• Available data:
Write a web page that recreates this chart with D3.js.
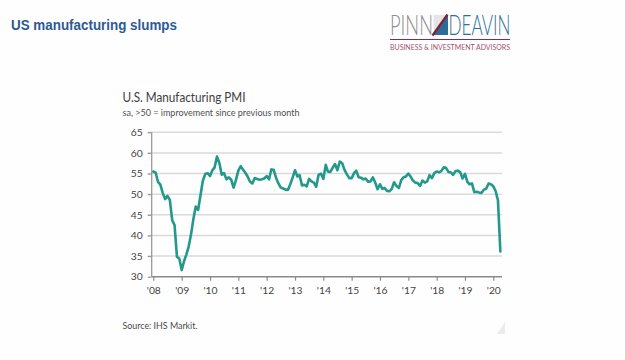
<!DOCTYPE html>
<html><head><meta charset="utf-8">
<script src="https://cdn.jsdelivr.net/npm/d3@7"></script>
<style>
html,body{margin:0;padding:0;background:#fff;}
svg{display:block;}
</style></head>
<body>
<svg id="c" width="625" height="360"></svg>
<script>
// ---- data (U.S. Manufacturing PMI, monthly, Jan 2008 – Apr 2020) ----
const pmi2008 = [55.5, 55.2, 53.0, 52.3, 50.3, 48.8, 49.6, 48.6, 43.7, 42.5, 34.8, 34.4];
const pmi2009 = [31.6, 33.8, 35.3, 37.3, 40.2, 44.0, 47.0, 46.2, 49.8, 53.3, 54.9, 55.1];
const pmi2010 = [54.4, 55.8, 56.5, 59.1, 57.6, 54.7, 55.1, 53.6, 54.1, 53.5, 51.6, 53.4];
const pmi2011 = [55.7, 56.8, 56.0, 55.2, 54.3, 53.0, 52.6, 53.9, 53.7, 53.5, 53.6, 53.8];
const pmi2012 = [54.4, 53.6, 56.0, 55.9, 54.0, 52.6, 51.6, 51.4, 51.1, 51.0, 52.4, 54.0];
const pmi2013 = [55.8, 54.3, 54.6, 52.1, 52.3, 51.9, 53.7, 53.1, 52.8, 51.8, 54.7, 55.0];
const pmi2014 = [53.7, 57.1, 55.5, 55.4, 56.4, 57.3, 55.8, 57.9, 57.5, 55.9, 54.8, 53.9];
const pmi2015 = [53.9, 55.1, 55.7, 54.1, 54.0, 53.6, 53.8, 53.0, 53.1, 54.1, 52.8, 51.2];
const pmi2016 = [52.4, 51.3, 51.5, 50.8, 50.7, 51.3, 52.9, 52.0, 51.5, 53.4, 54.1, 54.3];
const pmi2017 = [55.0, 54.2, 53.3, 52.8, 52.7, 52.0, 53.3, 52.8, 53.1, 54.6, 53.9, 55.1];
const pmi2018 = [55.5, 55.3, 55.6, 56.5, 56.4, 55.4, 55.3, 54.7, 55.6, 55.7, 55.3, 53.8];
const pmi2019 = [54.9, 53.0, 52.4, 52.6, 50.5, 50.6, 50.4, 50.3, 51.1, 51.3, 52.6, 52.4];
const pmi2020 = [51.9, 50.7, 48.5, 36.1];
const firstYear = 2008;
const yTicks = [30, 35, 40, 45, 50, 55, 60, 65];
const xTickYears = [2008, 2009, 2010, 2011, 2012, 2013, 2014, 2015, 2016, 2017, 2018, 2019, 2020];

const values = [].concat(pmi2008, pmi2009, pmi2010, pmi2011, pmi2012, pmi2013, pmi2014,
  pmi2015, pmi2016, pmi2017, pmi2018, pmi2019, pmi2020);
const series = values.map((v, i) => ({date: new Date(firstYear, i, 1), value: v}));

const svg = d3.select("#c");
svg.append("rect").attr("width", 625).attr("height", 360).attr("fill", "#fefefe");

// ---- slide header ----
svg.append("text").attr("x", 11).attr("y", 29.5)
  .attr("font-family", "Liberation Sans, Arial, sans-serif").attr("font-weight", "bold")
  .attr("font-size", 14.5).attr("fill", "#2d5995")
  .attr("textLength", 166).attr("lengthAdjust", "spacingAndGlyphs")
  .text("US manufacturing slumps");

// ---- logo ----
const logo = svg.append("g");
logo.append("text").attr("x", 390).attr("y", 35)
  .attr("font-family", "Lato, sans-serif").attr("font-weight", 300)
  .attr("font-size", 27).attr("fill", "#8c8c8c")
  .attr("textLength", 43).attr("lengthAdjust", "spacingAndGlyphs").text("PINN");
logo.append("path").attr("d", "M433.5,35 L448,15 L448,35 Z").attr("fill", "#2c6d98");
logo.append("path").attr("d", "M433.5,35 L433.5,15 L448,15 Z").attr("fill", "#b8b8b8").attr("opacity", 0.35);
logo.append("line").attr("x1", 432.5).attr("y1", 35.5).attr("x2", 447.5).attr("y2", 14.5)
  .attr("stroke", "#7d1f3c").attr("stroke-width", 2.2);
logo.append("text").attr("x", 448.5).attr("y", 35)
  .attr("font-family", "Lato, sans-serif").attr("font-weight", 300)
  .attr("font-size", 27).attr("fill", "#2d6f99")
  .attr("textLength", 62).attr("lengthAdjust", "spacingAndGlyphs").text("DEAVIN");
logo.append("line").attr("x1", 390).attr("x2", 510).attr("y1", 39.5).attr("y2", 39.5)
  .attr("stroke", "#8b2a48").attr("stroke-width", 1);
logo.append("text").attr("x", 390).attr("y", 50)
  .attr("font-family", "Lato, sans-serif").attr("font-size", 7)
  .attr("fill", "#a05573")
  .attr("textLength", 120).attr("lengthAdjust", "spacingAndGlyphs")
  .text("BUSINESS & INVESTMENT ADVISORS");

// ---- chart titles ----
const fontChart = "Lato, 'Source Sans Pro', sans-serif";
svg.append("text").attr("x", 122.5).attr("y", 101.7)
  .attr("font-family", fontChart).attr("font-size", 12.5).attr("fill", "#404040")
  .attr("textLength", 123).attr("lengthAdjust", "spacingAndGlyphs")
  .text("U.S. Manufacturing PMI");
svg.append("text").attr("x", 122.5).attr("y", 115.5)
  .attr("font-family", fontChart).attr("font-size", 8.6).attr("fill", "#505050")
  .attr("textLength", 177).attr("lengthAdjust", "spacingAndGlyphs")
  .text("sa, >50 = improvement since previous month");

// ---- scales ----
const x = d3.scaleTime()
  .domain([new Date(2008, 0, 1), new Date(2020, 0, 1)])
  .range([153.3, 493.3]);
const y = d3.scaleLinear().domain([30, 65]).range([276.7, 132.3]);
const plotLeft = 151.7, plotRight = 502;

// gridlines
svg.append("g").selectAll("line").data(yTicks.filter(d => d > 30)).join("line")
  .attr("x1", plotLeft - 4).attr("x2", plotRight)
  .attr("y1", d => y(d)).attr("y2", d => y(d))
  .attr("stroke", "#dadada").attr("stroke-width", 1.4);

// y axis
const yAxis = svg.append("g").attr("transform", `translate(${plotLeft},0)`)
  .call(d3.axisLeft(y).tickValues(yTicks).tickSize(4).tickPadding(5).tickFormat(d3.format("d")));
yAxis.select(".domain").attr("stroke", "#9a9a9a").attr("stroke-width", 1.3)
  .attr("d", `M0,${y(65)}V${y(30)}`);
yAxis.selectAll(".tick line").attr("stroke", "#9a9a9a").attr("stroke-width", 1.2);
yAxis.selectAll(".tick text").attr("font-family", fontChart).attr("font-size", 10.3)
  .attr("fill", "#444");

// x axis
const xAxis = svg.append("g").attr("transform", `translate(0,${y(30)})`)
  .call(d3.axisBottom(x).tickValues(xTickYears.map(yy => new Date(yy, 0, 1)))
    .tickSize(4).tickPadding(6)
    .tickFormat(d => "'" + d3.timeFormat("%y")(d)));
xAxis.select(".domain").attr("stroke", "#8a8a8a").attr("stroke-width", 1.4)
  .attr("d", `M${plotLeft},0H${plotRight}`);
xAxis.selectAll(".tick line").attr("stroke", "#8a8a8a").attr("stroke-width", 1.2);
xAxis.selectAll(".tick text").attr("font-family", fontChart).attr("font-size", 10.3)
  .attr("fill", "#444");

// line
const line = d3.line().x(d => x(d.date)).y(d => y(d.value));
svg.append("path").datum(series)
  .attr("d", line).attr("fill", "none")
  .attr("stroke", "#22998a").attr("stroke-width", 2.6)
  .attr("stroke-linejoin", "round").attr("stroke-linecap", "round");

// source
svg.append("text").attr("x", 122.5).attr("y", 329)
  .attr("font-family", fontChart).attr("font-size", 8.6).attr("fill", "#4a4a4a")
  .attr("textLength", 75).attr("lengthAdjust", "spacingAndGlyphs")
  .text("Source: IHS Markit.");

// faint corner shading (slide artefact)
svg.append("path").attr("d", "M497,334 L505,322 L505,334 Z").attr("fill", "#ececec");
</script>
</body></html>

• What this task involves: Repeat the listing above from its first line through the line that contains "2018, 2019, 2020];", both included, and nothing more. Drop the pictures.

• Answer to this problem:
Write a web page that recreates this chart with D3.js.
<!DOCTYPE html>
<html><head><meta charset="utf-8">
<script src="https://cdn.jsdelivr.net/npm/d3@7"></script>
<style>
html,body{margin:0;padding:0;background:#fff;}
svg{display:block;}
</style></head>
<body>
<svg id="c" width="625" height="360"></svg>
<script>
// ---- data (U.S. Manufacturing PMI, monthly, Jan 2008 – Apr 2020) ----
const pmi2008 = [55.5, 55.2, 53.0, 52.3, 50.3, 48.8, 49.6, 48.6, 43.7, 42.5, 34.8, 34.4];
const pmi2009 = [31.6, 33.8, 35.3, 37.3, 40.2, 44.0, 47.0, 46.2, 49.8, 53.3, 54.9, 55.1];
const pmi2010 = [54.4, 55.8, 56.5, 59.1, 57.6, 54.7, 55.1, 53.6, 54.1, 53.5, 51.6, 53.4];
const pmi2011 = [55.7, 56.8, 56.0, 55.2, 54.3, 53.0, 52.6, 53.9, 53.7, 53.5, 53.6, 53.8];
const pmi2012 = [54.4, 53.6, 56.0, 55.9, 54.0, 52.6, 51.6, 51.4, 51.1, 51.0, 52.4, 54.0];
const pmi2013 = [55.8, 54.3, 54.6, 52.1, 52.3, 51.9, 53.7, 53.1, 52.8, 51.8, 54.7, 55.0];
const pmi2014 = [53.7, 57.1, 55.5, 55.4, 56.4, 57.3, 55.8, 57.9, 57.5, 55.9, 54.8, 53.9];
const pmi2015 = [53.9, 55.1, 55.7, 54.1, 54.0, 53.6, 53.8, 53.0, 53.1, 54.1, 52.8, 51.2];
const pmi2016 = [52.4, 51.3, 51.5, 50.8, 50.7, 51.3, 52.9, 52.0, 51.5, 53.4, 54.1, 54.3];
const pmi2017 = [55.0, 54.2, 53.3, 52.8, 52.7, 52.0, 53.3, 52.8, 53.1, 54.6, 53.9, 55.1];
const pmi2018 = [55.5, 55.3, 55.6, 56.5, 56.4, 55.4, 55.3, 54.7, 55.6, 55.7, 55.3, 53.8];
const pmi2019 = [54.9, 53.0, 52.4, 52.6, 50.5, 50.6, 50.4, 50.3, 51.1, 51.3, 52.6, 52.4];
const pmi2020 = [51.9, 50.7, 48.5, 36.1];
const firstYear = 2008;
const yTicks = [30, 35, 40, 45, 50, 55, 60, 65];
const xTickYears = [2008, 2009, 2010, 2011, 2012, 2013, 2014, 2015, 2016, 2017, 2018, 2019, 2020];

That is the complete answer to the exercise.